◆ Task objective: Omit all images, then return the remaining material exactly as it stands.

◆ Recorded data:

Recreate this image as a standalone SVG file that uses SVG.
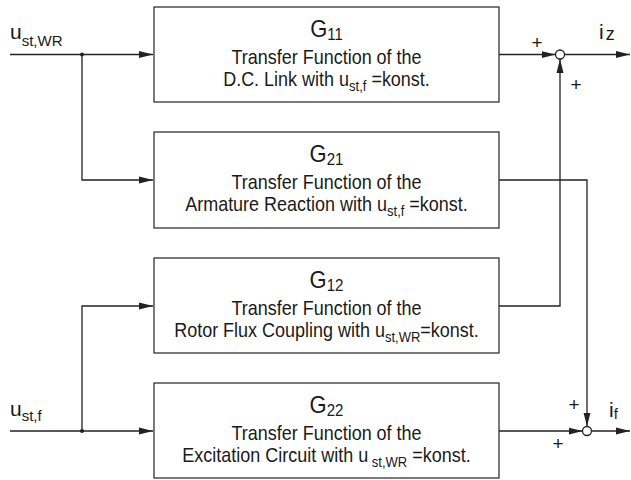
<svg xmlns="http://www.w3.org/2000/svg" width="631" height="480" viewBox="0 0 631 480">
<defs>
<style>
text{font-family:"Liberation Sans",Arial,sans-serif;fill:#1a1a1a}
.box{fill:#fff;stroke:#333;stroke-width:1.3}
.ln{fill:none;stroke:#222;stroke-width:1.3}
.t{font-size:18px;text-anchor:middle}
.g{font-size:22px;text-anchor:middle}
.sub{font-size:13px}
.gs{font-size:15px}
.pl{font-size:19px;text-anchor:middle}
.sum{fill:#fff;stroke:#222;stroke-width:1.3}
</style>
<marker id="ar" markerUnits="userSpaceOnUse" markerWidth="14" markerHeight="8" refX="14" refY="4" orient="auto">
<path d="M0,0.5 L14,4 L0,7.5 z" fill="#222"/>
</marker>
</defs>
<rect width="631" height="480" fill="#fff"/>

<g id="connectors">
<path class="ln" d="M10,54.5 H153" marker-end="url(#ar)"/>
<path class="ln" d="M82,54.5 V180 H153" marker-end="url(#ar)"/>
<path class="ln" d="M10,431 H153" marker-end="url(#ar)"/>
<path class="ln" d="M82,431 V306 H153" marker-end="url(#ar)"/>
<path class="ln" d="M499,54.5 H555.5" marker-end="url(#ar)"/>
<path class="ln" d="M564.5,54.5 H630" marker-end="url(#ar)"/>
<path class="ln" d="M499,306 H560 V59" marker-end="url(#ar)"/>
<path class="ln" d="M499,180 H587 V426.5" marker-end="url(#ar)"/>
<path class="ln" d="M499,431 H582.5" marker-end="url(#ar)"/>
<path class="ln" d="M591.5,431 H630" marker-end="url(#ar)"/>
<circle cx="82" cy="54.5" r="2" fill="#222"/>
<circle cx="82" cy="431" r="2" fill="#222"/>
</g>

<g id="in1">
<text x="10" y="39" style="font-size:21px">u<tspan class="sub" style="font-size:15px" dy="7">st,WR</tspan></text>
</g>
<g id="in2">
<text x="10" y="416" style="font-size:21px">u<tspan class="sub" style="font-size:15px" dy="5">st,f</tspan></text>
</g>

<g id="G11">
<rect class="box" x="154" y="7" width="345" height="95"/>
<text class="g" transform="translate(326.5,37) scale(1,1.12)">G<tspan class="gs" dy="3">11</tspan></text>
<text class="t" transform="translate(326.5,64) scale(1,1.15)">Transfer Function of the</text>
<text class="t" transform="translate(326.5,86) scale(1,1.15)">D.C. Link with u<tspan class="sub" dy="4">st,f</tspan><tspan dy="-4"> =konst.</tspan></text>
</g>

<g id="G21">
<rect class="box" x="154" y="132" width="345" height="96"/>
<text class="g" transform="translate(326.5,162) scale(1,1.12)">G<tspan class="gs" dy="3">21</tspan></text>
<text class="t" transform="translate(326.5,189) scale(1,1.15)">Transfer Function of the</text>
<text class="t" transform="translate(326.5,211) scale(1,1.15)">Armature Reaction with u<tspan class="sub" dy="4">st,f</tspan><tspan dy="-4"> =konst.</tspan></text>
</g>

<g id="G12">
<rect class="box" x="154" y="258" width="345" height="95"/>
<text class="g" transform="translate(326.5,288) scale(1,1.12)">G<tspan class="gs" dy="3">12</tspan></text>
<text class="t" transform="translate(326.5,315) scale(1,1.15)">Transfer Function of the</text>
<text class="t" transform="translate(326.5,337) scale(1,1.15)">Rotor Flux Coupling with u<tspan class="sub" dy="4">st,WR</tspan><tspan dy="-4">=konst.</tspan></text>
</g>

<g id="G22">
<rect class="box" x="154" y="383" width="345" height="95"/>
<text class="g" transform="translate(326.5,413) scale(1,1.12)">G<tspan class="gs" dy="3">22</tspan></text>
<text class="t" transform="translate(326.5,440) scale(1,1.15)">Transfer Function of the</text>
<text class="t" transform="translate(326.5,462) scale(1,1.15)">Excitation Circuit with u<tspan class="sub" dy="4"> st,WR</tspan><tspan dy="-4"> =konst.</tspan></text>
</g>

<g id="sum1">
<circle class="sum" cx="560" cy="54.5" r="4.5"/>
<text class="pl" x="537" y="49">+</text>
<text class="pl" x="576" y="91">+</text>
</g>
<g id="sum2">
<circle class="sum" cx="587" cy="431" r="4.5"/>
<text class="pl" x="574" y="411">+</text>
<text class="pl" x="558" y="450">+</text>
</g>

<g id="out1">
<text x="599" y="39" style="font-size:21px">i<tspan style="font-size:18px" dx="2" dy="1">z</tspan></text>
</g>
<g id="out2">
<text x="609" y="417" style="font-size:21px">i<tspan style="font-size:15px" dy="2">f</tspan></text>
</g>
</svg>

◆ Result of this exercise:
Recreate this image as a standalone SVG file that uses SVG.
<svg xmlns="http://www.w3.org/2000/svg" width="631" height="480" viewBox="0 0 631 480">
<defs>
<style>
text{font-family:"Liberation Sans",Arial,sans-serif;fill:#1a1a1a}
.box{fill:#fff;stroke:#333;stroke-width:1.3}
.ln{fill:none;stroke:#222;stroke-width:1.3}
.t{font-size:18px;text-anchor:middle}
.g{font-size:22px;text-anchor:middle}
.sub{font-size:13px}
.gs{font-size:15px}
.pl{font-size:19px;text-anchor:middle}
.sum{fill:#fff;stroke:#222;stroke-width:1.3}
</style>
<marker id="ar" markerUnits="userSpaceOnUse" markerWidth="14" markerHeight="8" refX="14" refY="4" orient="auto">
<path d="M0,0.5 L14,4 L0,7.5 z" fill="#222"/>
</marker>
</defs>
<rect width="631" height="480" fill="#fff"/>

<g id="connectors">
<path class="ln" d="M10,54.5 H153" marker-end="url(#ar)"/>
<path class="ln" d="M82,54.5 V180 H153" marker-end="url(#ar)"/>
<path class="ln" d="M10,431 H153" marker-end="url(#ar)"/>
<path class="ln" d="M82,431 V306 H153" marker-end="url(#ar)"/>
<path class="ln" d="M499,54.5 H555.5" marker-end="url(#ar)"/>
<path class="ln" d="M564.5,54.5 H630" marker-end="url(#ar)"/>
<path class="ln" d="M499,306 H560 V59" marker-end="url(#ar)"/>
<path class="ln" d="M499,180 H587 V426.5" marker-end="url(#ar)"/>
<path class="ln" d="M499,431 H582.5" marker-end="url(#ar)"/>
<path class="ln" d="M591.5,431 H630" marker-end="url(#ar)"/>
<circle cx="82" cy="54.5" r="2" fill="#222"/>
<circle cx="82" cy="431" r="2" fill="#222"/>
</g>

<g id="in1">
<text x="10" y="39" style="font-size:21px">u<tspan class="sub" style="font-size:15px" dy="7">st,WR</tspan></text>
</g>
<g id="in2">
<text x="10" y="416" style="font-size:21px">u<tspan class="sub" style="font-size:15px" dy="5">st,f</tspan></text>
</g>

<g id="G11">
<rect class="box" x="154" y="7" width="345" height="95"/>
<text class="g" transform="translate(326.5,37) scale(1,1.12)">G<tspan class="gs" dy="3">11</tspan></text>
<text class="t" transform="translate(326.5,64) scale(1,1.15)">Transfer Function of the</text>
<text class="t" transform="translate(326.5,86) scale(1,1.15)">D.C. Link with u<tspan class="sub" dy="4">st,f</tspan><tspan dy="-4"> =konst.</tspan></text>
</g>

<g id="G21">
<rect class="box" x="154" y="132" width="345" height="96"/>
<text class="g" transform="translate(326.5,162) scale(1,1.12)">G<tspan class="gs" dy="3">21</tspan></text>
<text class="t" transform="translate(326.5,189) scale(1,1.15)">Transfer Function of the</text>
<text class="t" transform="translate(326.5,211) scale(1,1.15)">Armature Reaction with u<tspan class="sub" dy="4">st,f</tspan><tspan dy="-4"> =konst.</tspan></text>
</g>

<g id="G12">
<rect class="box" x="154" y="258" width="345" height="95"/>
<text class="g" transform="translate(326.5,288) scale(1,1.12)">G<tspan class="gs" dy="3">12</tspan></text>
<text class="t" transform="translate(326.5,315) scale(1,1.15)">Transfer Function of the</text>
<text class="t" transform="translate(326.5,337) scale(1,1.15)">Rotor Flux Coupling with u<tspan class="sub" dy="4">st,WR</tspan><tspan dy="-4">=konst.</tspan></text>
</g>

<g id="G22">
<rect class="box" x="154" y="383" width="345" height="95"/>
<text class="g" transform="translate(326.5,413) scale(1,1.12)">G<tspan class="gs" dy="3">22</tspan></text>
<text class="t" transform="translate(326.5,440) scale(1,1.15)">Transfer Function of the</text>
<text class="t" transform="translate(326.5,462) scale(1,1.15)">Excitation Circuit with u<tspan class="sub" dy="4"> st,WR</tspan><tspan dy="-4"> =konst.</tspan></text>
</g>

<g id="sum1">
<circle class="sum" cx="560" cy="54.5" r="4.5"/>
<text class="pl" x="537" y="49">+</text>
<text class="pl" x="576" y="91">+</text>
</g>
<g id="sum2">
<circle class="sum" cx="587" cy="431" r="4.5"/>
<text class="pl" x="574" y="411">+</text>
<text class="pl" x="558" y="450">+</text>
</g>

<g id="out1">
<text x="599" y="39" style="font-size:21px">i<tspan style="font-size:18px" dx="2" dy="1">z</tspan></text>
</g>
<g id="out2">
<text x="609" y="417" style="font-size:21px">i<tspan style="font-size:15px" dy="2">f</tspan></text>
</g>
</svg>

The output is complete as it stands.